== Source material ==

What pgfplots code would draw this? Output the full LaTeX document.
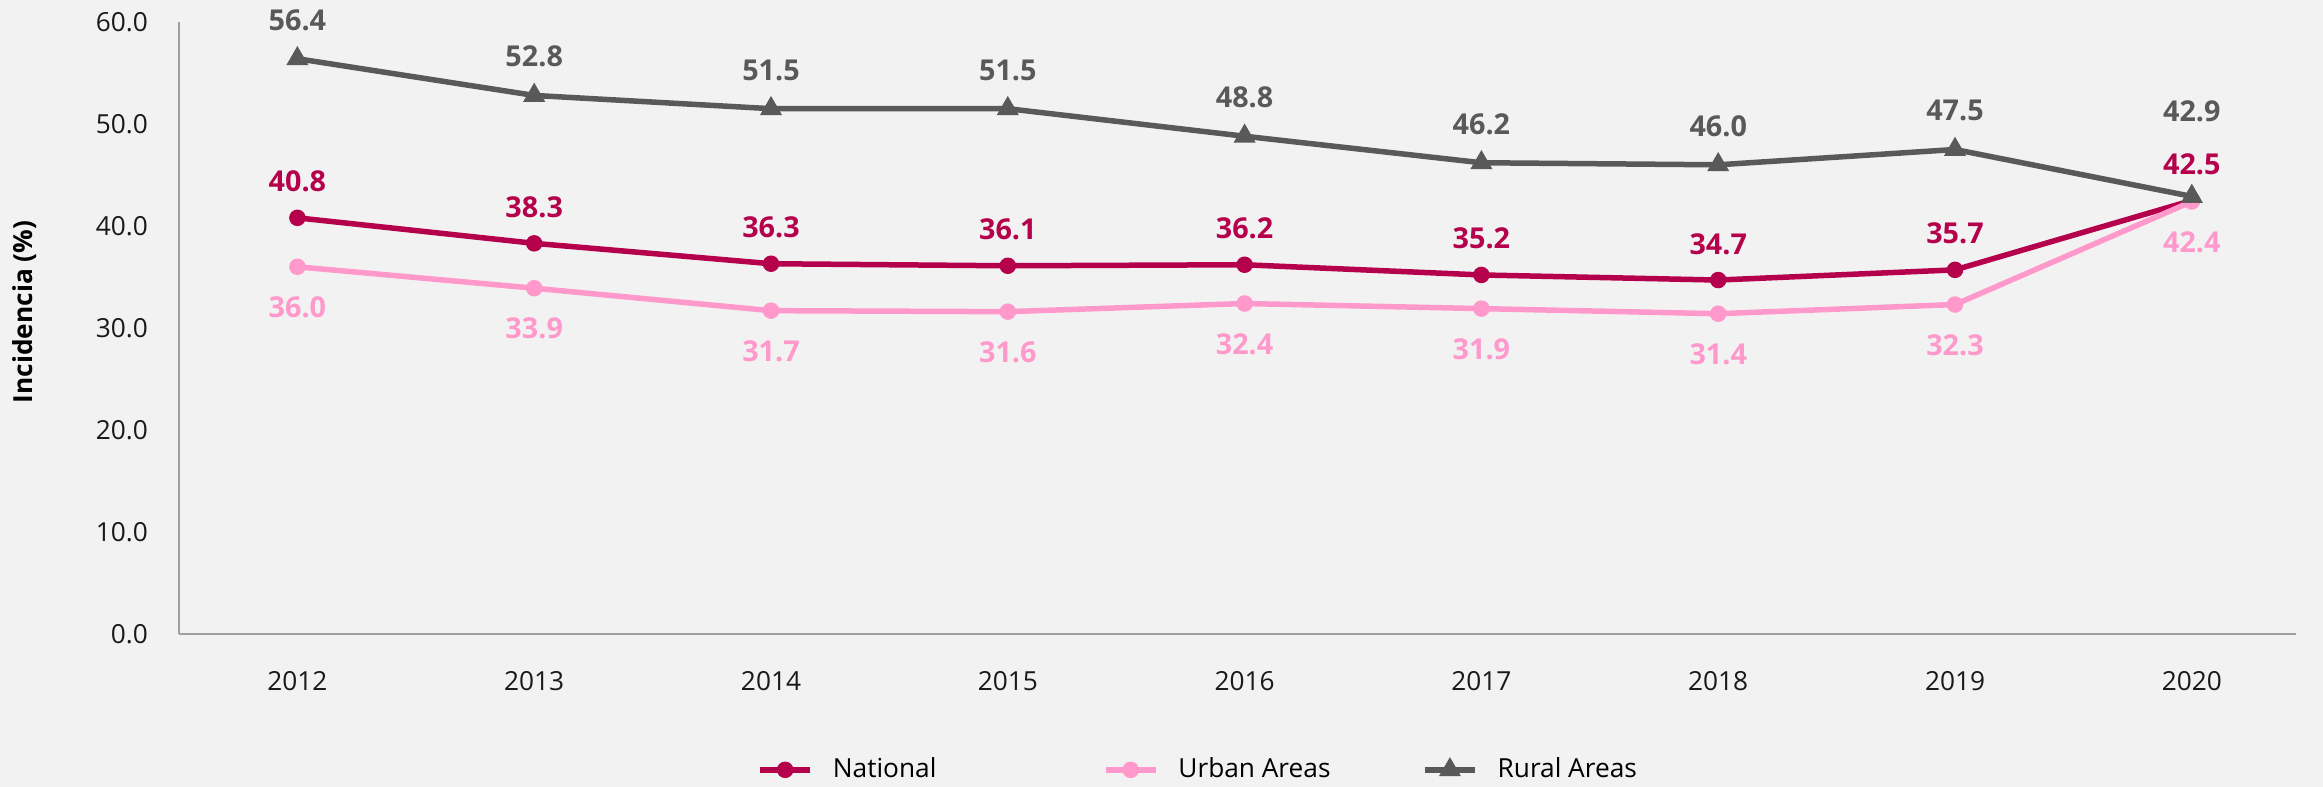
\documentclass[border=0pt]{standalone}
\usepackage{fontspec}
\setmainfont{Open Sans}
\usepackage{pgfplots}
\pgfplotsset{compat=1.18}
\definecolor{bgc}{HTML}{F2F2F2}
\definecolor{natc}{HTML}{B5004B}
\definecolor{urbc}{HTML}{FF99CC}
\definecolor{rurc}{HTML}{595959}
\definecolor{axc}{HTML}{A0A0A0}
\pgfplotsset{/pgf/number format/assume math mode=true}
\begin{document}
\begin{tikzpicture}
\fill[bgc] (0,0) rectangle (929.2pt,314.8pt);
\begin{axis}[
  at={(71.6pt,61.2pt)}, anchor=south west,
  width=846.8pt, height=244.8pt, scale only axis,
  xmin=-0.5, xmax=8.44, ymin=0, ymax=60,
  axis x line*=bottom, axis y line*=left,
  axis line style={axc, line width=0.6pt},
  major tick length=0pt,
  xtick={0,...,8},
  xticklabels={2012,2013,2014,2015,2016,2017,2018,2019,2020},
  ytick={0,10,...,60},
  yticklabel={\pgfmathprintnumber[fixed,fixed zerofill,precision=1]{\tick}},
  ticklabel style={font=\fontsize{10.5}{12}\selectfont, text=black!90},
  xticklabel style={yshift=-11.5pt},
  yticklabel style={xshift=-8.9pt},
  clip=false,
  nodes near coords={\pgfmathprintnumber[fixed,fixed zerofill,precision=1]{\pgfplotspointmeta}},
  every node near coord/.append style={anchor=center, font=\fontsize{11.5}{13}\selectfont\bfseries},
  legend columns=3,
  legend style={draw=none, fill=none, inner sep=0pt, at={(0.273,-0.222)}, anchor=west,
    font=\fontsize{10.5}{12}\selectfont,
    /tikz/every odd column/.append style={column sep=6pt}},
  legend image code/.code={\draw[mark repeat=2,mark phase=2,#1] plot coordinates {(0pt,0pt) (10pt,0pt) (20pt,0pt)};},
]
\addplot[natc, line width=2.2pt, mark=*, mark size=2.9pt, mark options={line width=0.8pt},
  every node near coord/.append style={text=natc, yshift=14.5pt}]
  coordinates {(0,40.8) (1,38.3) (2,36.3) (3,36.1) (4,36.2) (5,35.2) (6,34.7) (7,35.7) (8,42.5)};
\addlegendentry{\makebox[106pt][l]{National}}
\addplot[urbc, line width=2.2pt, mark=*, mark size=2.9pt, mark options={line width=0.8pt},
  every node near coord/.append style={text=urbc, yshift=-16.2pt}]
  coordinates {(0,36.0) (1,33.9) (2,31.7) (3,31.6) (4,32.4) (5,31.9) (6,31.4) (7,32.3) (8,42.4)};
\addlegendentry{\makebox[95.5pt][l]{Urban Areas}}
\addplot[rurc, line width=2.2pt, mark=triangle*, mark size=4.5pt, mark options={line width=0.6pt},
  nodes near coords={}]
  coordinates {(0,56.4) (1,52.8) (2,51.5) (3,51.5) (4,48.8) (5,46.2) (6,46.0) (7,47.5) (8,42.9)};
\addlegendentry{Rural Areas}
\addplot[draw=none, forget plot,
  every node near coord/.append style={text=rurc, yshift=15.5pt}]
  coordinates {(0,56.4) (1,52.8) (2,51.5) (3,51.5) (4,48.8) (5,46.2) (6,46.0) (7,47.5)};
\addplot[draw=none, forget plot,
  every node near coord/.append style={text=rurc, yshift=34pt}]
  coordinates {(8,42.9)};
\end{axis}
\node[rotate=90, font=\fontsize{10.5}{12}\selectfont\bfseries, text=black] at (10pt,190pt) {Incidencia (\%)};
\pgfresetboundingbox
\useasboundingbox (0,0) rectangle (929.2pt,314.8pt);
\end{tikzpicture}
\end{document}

===

Given task ▸ Reproduce all of the data exactly; the pictures do not belong in the copy.

Reply ▸
What pgfplots code would draw this? Output the full LaTeX document.
\documentclass[border=0pt]{standalone}
\usepackage{fontspec}
\setmainfont{Open Sans}
\usepackage{pgfplots}
\pgfplotsset{compat=1.18}
\definecolor{bgc}{HTML}{F2F2F2}
\definecolor{natc}{HTML}{B5004B}
\definecolor{urbc}{HTML}{FF99CC}
\definecolor{rurc}{HTML}{595959}
\definecolor{axc}{HTML}{A0A0A0}
\pgfplotsset{/pgf/number format/assume math mode=true}
\begin{document}
\begin{tikzpicture}
\fill[bgc] (0,0) rectangle (929.2pt,314.8pt);
\begin{axis}[
  at={(71.6pt,61.2pt)}, anchor=south west,
  width=846.8pt, height=244.8pt, scale only axis,
  xmin=-0.5, xmax=8.44, ymin=0, ymax=60,
  axis x line*=bottom, axis y line*=left,
  axis line style={axc, line width=0.6pt},
  major tick length=0pt,
  xtick={0,...,8},
  xticklabels={2012,2013,2014,2015,2016,2017,2018,2019,2020},
  ytick={0,10,...,60},
  yticklabel={\pgfmathprintnumber[fixed,fixed zerofill,precision=1]{\tick}},
  ticklabel style={font=\fontsize{10.5}{12}\selectfont, text=black!90},
  xticklabel style={yshift=-11.5pt},
  yticklabel style={xshift=-8.9pt},
  clip=false,
  nodes near coords={\pgfmathprintnumber[fixed,fixed zerofill,precision=1]{\pgfplotspointmeta}},
  every node near coord/.append style={anchor=center, font=\fontsize{11.5}{13}\selectfont\bfseries},
  legend columns=3,
  legend style={draw=none, fill=none, inner sep=0pt, at={(0.273,-0.222)}, anchor=west,
    font=\fontsize{10.5}{12}\selectfont,
    /tikz/every odd column/.append style={column sep=6pt}},
  legend image code/.code={\draw[mark repeat=2,mark phase=2,#1] plot coordinates {(0pt,0pt) (10pt,0pt) (20pt,0pt)};},
]
\addplot[natc, line width=2.2pt, mark=*, mark size=2.9pt, mark options={line width=0.8pt},
  every node near coord/.append style={text=natc, yshift=14.5pt}]
  coordinates {(0,40.8) (1,38.3) (2,36.3) (3,36.1) (4,36.2) (5,35.2) (6,34.7) (7,35.7) (8,42.5)};
\addlegendentry{\makebox[106pt][l]{National}}
\addplot[urbc, line width=2.2pt, mark=*, mark size=2.9pt, mark options={line width=0.8pt},
  every node near coord/.append style={text=urbc, yshift=-16.2pt}]
  coordinates {(0,36.0) (1,33.9) (2,31.7) (3,31.6) (4,32.4) (5,31.9) (6,31.4) (7,32.3) (8,42.4)};
\addlegendentry{\makebox[95.5pt][l]{Urban Areas}}
\addplot[rurc, line width=2.2pt, mark=triangle*, mark size=4.5pt, mark options={line width=0.6pt},
  nodes near coords={}]
  coordinates {(0,56.4) (1,52.8) (2,51.5) (3,51.5) (4,48.8) (5,46.2) (6,46.0) (7,47.5) (8,42.9)};
\addlegendentry{Rural Areas}
\addplot[draw=none, forget plot,
  every node near coord/.append style={text=rurc, yshift=15.5pt}]
  coordinates {(0,56.4) (1,52.8) (2,51.5) (3,51.5) (4,48.8) (5,46.2) (6,46.0) (7,47.5)};
\addplot[draw=none, forget plot,
  every node near coord/.append style={text=rurc, yshift=34pt}]
  coordinates {(8,42.9)};
\end{axis}
\node[rotate=90, font=\fontsize{10.5}{12}\selectfont\bfseries, text=black] at (10pt,190pt) {Incidencia (\%)};
\pgfresetboundingbox
\useasboundingbox (0,0) rectangle (929.2pt,314.8pt);
\end{tikzpicture}
\end{document}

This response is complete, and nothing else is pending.